India has entered into a wide network of tax treaties with various countries all over the world to facilitate the free flow of capital into and from India. India has comprehensive DTAAs with 88 countries. Under the Income Tax Act 1961 of India, there are two provisions, Section 90 and Section 91, which provide specific relief to taxpayers to save them from double taxation. Section 90 is for taxpayers who have paid the tax to a country with which India has signed DTAA, while Section 91 provides relief to taxpayers who have paid tax to a country with which India has not signed a DTAA. Thus, India gives relief to both kinds of taxpayers. One can find the tax-sparing and credit methods for elimination of double taxation in most Indian treaties. A typical DTAA between India and another country covers only residents of India and the other contracting country who has entered into the agreement with India.

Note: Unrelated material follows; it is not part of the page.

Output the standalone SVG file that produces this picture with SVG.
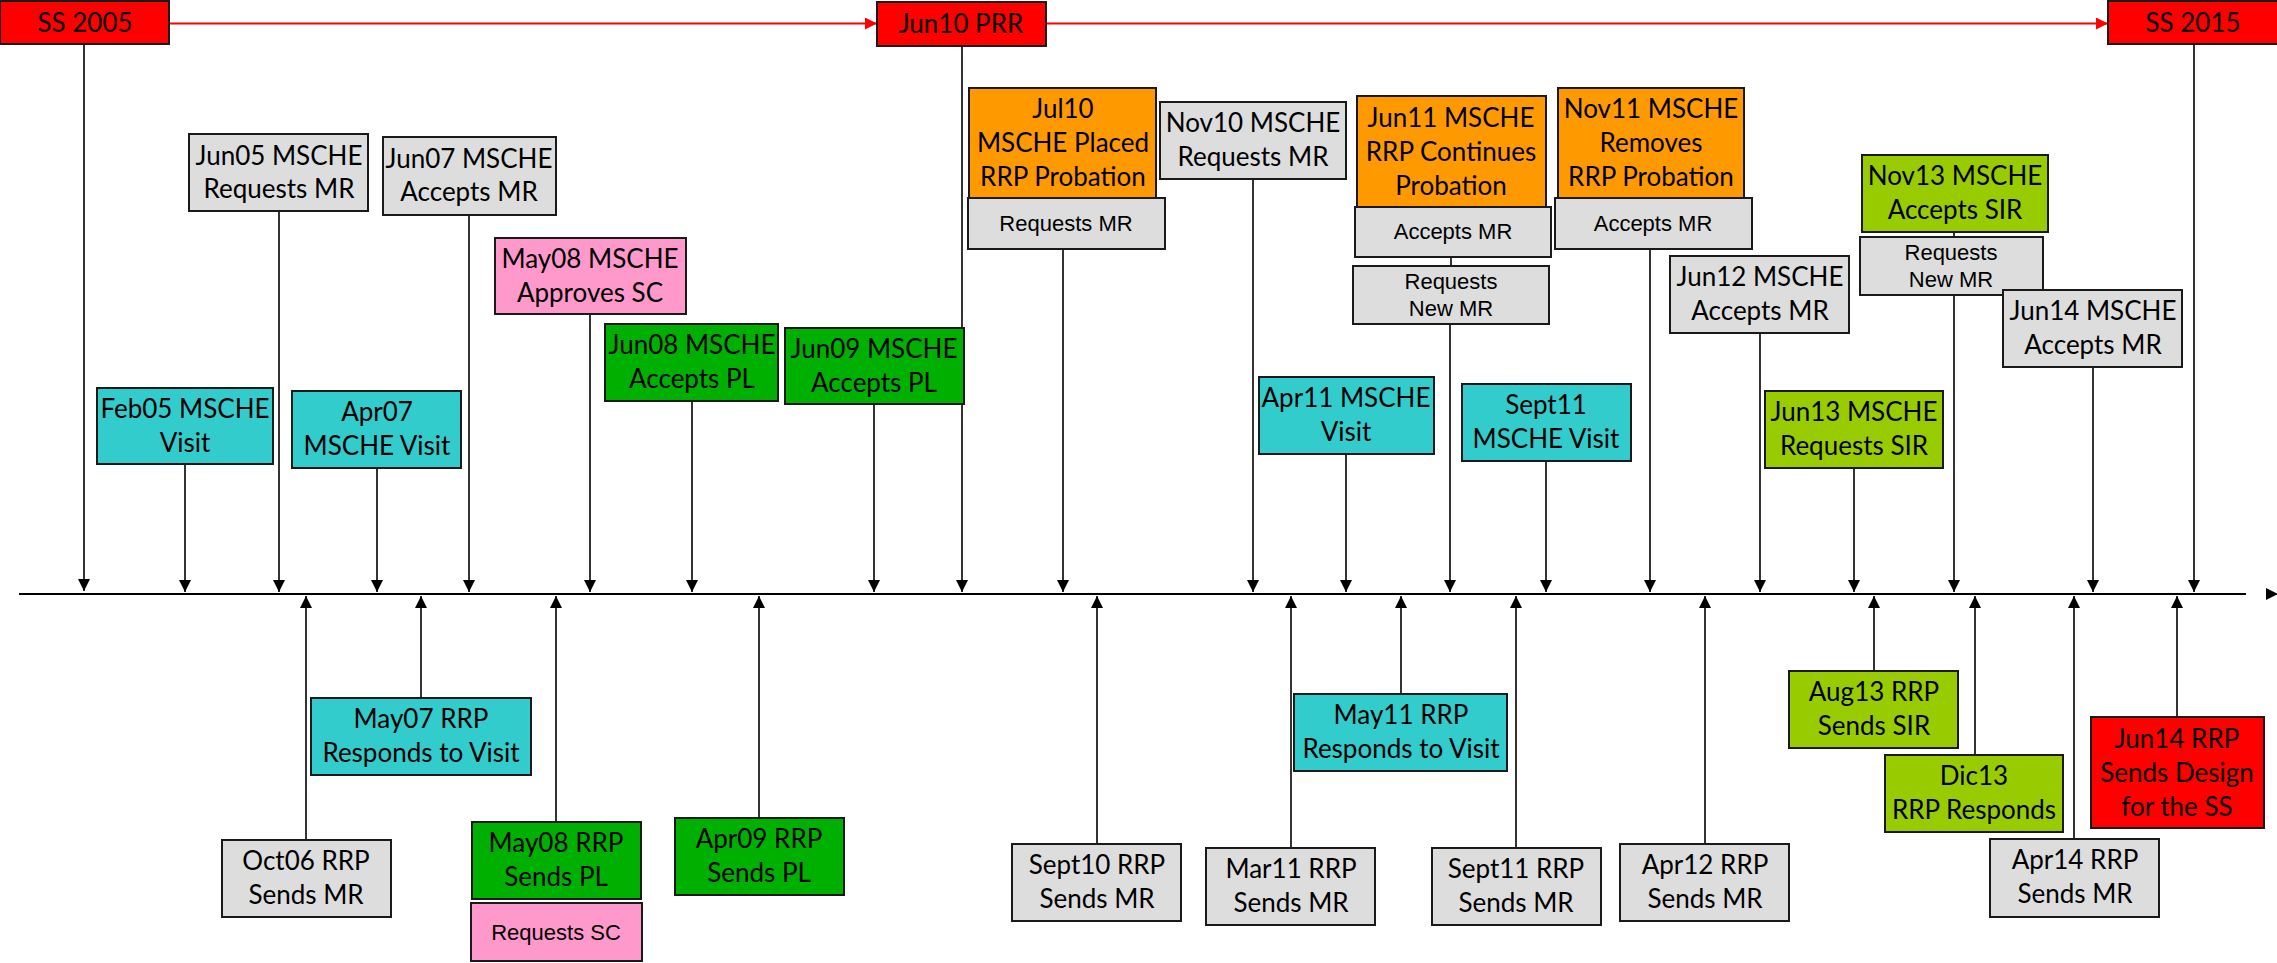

A person who is not resident either of India or of the other contracting country cannot claim any benefit under the said DTA Agreement. Such agreement generally provides that the laws of the two contracting states will govern the taxation of income in respective states except when an express provision to the contrary is made in the agreement.
In India, Chapter IX of Income Tax Act, 1961 contains a provision relating to double taxation relief. Section 90 empowers the Central government to enter into an agreement (DTAA) with the Government of another country outside India for the specified objects. When such agreement does not exist relief is provided in Section 91.